Copy nothing but the text: reproduce each line of the listing exactly and leave the pictures out.

### SOURCE DATA:
===============
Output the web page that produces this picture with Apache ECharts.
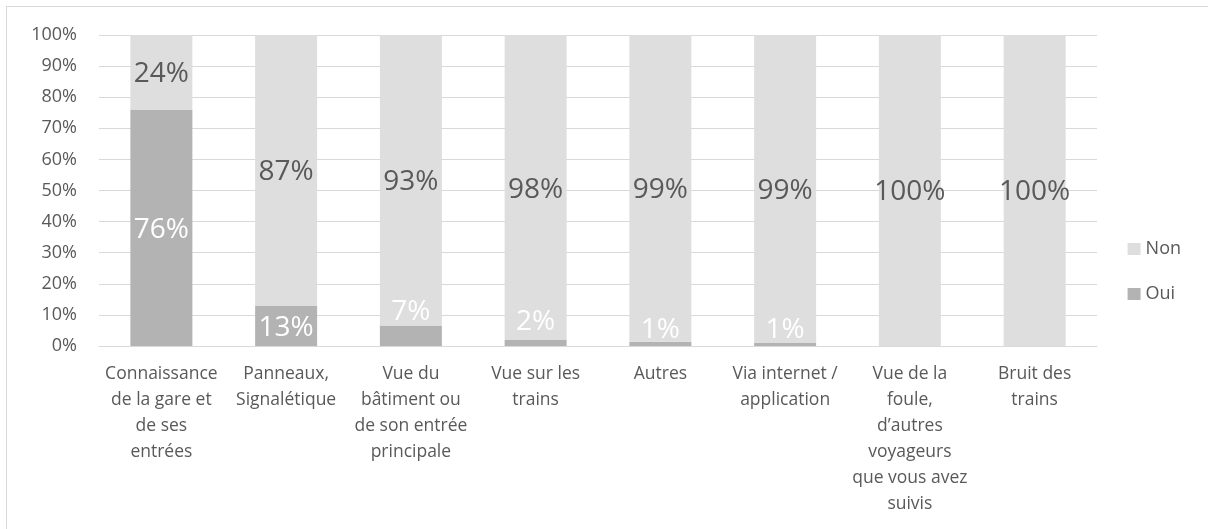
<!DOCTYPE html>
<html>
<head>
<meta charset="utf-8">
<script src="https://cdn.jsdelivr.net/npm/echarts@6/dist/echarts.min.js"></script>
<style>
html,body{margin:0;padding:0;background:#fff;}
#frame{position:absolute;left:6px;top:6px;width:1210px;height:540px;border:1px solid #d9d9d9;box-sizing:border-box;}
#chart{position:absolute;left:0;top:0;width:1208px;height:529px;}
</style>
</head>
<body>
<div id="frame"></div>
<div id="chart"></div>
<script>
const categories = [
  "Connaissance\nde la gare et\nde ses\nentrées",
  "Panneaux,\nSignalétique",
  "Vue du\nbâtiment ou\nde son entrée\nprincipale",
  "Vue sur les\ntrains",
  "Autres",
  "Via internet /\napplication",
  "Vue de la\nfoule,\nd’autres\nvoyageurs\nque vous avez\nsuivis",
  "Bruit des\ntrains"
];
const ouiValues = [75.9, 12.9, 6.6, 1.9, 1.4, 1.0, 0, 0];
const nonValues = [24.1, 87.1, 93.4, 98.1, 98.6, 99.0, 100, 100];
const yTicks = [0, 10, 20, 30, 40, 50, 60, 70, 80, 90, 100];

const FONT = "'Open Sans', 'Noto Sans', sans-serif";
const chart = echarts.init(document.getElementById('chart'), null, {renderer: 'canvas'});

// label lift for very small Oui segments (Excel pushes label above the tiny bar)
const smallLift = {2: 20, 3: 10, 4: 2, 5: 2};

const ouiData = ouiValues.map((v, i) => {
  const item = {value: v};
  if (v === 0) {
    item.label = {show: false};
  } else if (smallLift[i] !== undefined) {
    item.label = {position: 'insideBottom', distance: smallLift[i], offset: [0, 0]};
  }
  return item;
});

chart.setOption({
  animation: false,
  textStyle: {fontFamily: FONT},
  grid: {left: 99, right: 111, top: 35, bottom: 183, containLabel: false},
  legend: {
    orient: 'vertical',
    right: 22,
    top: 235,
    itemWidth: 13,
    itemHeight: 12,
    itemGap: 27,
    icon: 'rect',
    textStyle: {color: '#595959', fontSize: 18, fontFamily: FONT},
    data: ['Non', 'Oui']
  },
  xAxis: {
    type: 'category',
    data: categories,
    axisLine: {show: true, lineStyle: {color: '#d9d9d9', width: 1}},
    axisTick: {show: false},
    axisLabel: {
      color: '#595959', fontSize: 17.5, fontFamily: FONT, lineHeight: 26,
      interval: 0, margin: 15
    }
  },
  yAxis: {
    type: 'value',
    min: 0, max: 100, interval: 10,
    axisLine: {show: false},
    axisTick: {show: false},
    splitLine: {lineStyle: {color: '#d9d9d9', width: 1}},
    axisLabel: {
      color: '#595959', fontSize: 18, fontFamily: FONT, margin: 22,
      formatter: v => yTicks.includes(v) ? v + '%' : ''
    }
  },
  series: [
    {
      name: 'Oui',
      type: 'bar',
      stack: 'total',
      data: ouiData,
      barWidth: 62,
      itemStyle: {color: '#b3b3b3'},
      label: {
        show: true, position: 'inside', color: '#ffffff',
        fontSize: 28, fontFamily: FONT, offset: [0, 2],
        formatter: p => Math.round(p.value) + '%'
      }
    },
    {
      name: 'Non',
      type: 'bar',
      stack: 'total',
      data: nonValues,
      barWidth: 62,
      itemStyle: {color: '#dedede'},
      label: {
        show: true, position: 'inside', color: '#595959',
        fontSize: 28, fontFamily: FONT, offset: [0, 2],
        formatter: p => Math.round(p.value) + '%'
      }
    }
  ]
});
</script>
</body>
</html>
===============
### EXPECTED ANSWER:
Output the web page that produces this picture with Apache ECharts.
<!DOCTYPE html>
<html>
<head>
<meta charset="utf-8">
<script src="https://cdn.jsdelivr.net/npm/echarts@6/dist/echarts.min.js"></script>
<style>
html,body{margin:0;padding:0;background:#fff;}
#frame{position:absolute;left:6px;top:6px;width:1210px;height:540px;border:1px solid #d9d9d9;box-sizing:border-box;}
#chart{position:absolute;left:0;top:0;width:1208px;height:529px;}
</style>
</head>
<body>
<div id="frame"></div>
<div id="chart"></div>
<script>
const categories = [
  "Connaissance\nde la gare et\nde ses\nentrées",
  "Panneaux,\nSignalétique",
  "Vue du\nbâtiment ou\nde son entrée\nprincipale",
  "Vue sur les\ntrains",
  "Autres",
  "Via internet /\napplication",
  "Vue de la\nfoule,\nd’autres\nvoyageurs\nque vous avez\nsuivis",
  "Bruit des\ntrains"
];
const ouiValues = [75.9, 12.9, 6.6, 1.9, 1.4, 1.0, 0, 0];
const nonValues = [24.1, 87.1, 93.4, 98.1, 98.6, 99.0, 100, 100];
const yTicks = [0, 10, 20, 30, 40, 50, 60, 70, 80, 90, 100];

const FONT = "'Open Sans', 'Noto Sans', sans-serif";
const chart = echarts.init(document.getElementById('chart'), null, {renderer: 'canvas'});

// label lift for very small Oui segments (Excel pushes label above the tiny bar)
const smallLift = {2: 20, 3: 10, 4: 2, 5: 2};

const ouiData = ouiValues.map((v, i) => {
  const item = {value: v};
  if (v === 0) {
    item.label = {show: false};
  } else if (smallLift[i] !== undefined) {
    item.label = {position: 'insideBottom', distance: smallLift[i], offset: [0, 0]};
  }
  return item;
});

chart.setOption({
  animation: false,
  textStyle: {fontFamily: FONT},
  grid: {left: 99, right: 111, top: 35, bottom: 183, containLabel: false},
  legend: {
    orient: 'vertical',
    right: 22,
    top: 235,
    itemWidth: 13,
    itemHeight: 12,
    itemGap: 27,
    icon: 'rect',
    textStyle: {color: '#595959', fontSize: 18, fontFamily: FONT},
    data: ['Non', 'Oui']
  },
  xAxis: {
    type: 'category',
    data: categories,
    axisLine: {show: true, lineStyle: {color: '#d9d9d9', width: 1}},
    axisTick: {show: false},
    axisLabel: {
      color: '#595959', fontSize: 17.5, fontFamily: FONT, lineHeight: 26,
      interval: 0, margin: 15
    }
  },
  yAxis: {
    type: 'value',
    min: 0, max: 100, interval: 10,
    axisLine: {show: false},
    axisTick: {show: false},
    splitLine: {lineStyle: {color: '#d9d9d9', width: 1}},
    axisLabel: {
      color: '#595959', fontSize: 18, fontFamily: FONT, margin: 22,
      formatter: v => yTicks.includes(v) ? v + '%' : ''
    }
  },
  series: [
    {
      name: 'Oui',
      type: 'bar',
      stack: 'total',
      data: ouiData,
      barWidth: 62,
      itemStyle: {color: '#b3b3b3'},
      label: {
        show: true, position: 'inside', color: '#ffffff',
        fontSize: 28, fontFamily: FONT, offset: [0, 2],
        formatter: p => Math.round(p.value) + '%'
      }
    },
    {
      name: 'Non',
      type: 'bar',
      stack: 'total',
      data: nonValues,
      barWidth: 62,
      itemStyle: {color: '#dedede'},
      label: {
        show: true, position: 'inside', color: '#595959',
        fontSize: 28, fontFamily: FONT, offset: [0, 2],
        formatter: p => Math.round(p.value) + '%'
      }
    }
  ]
});
</script>
</body>
</html>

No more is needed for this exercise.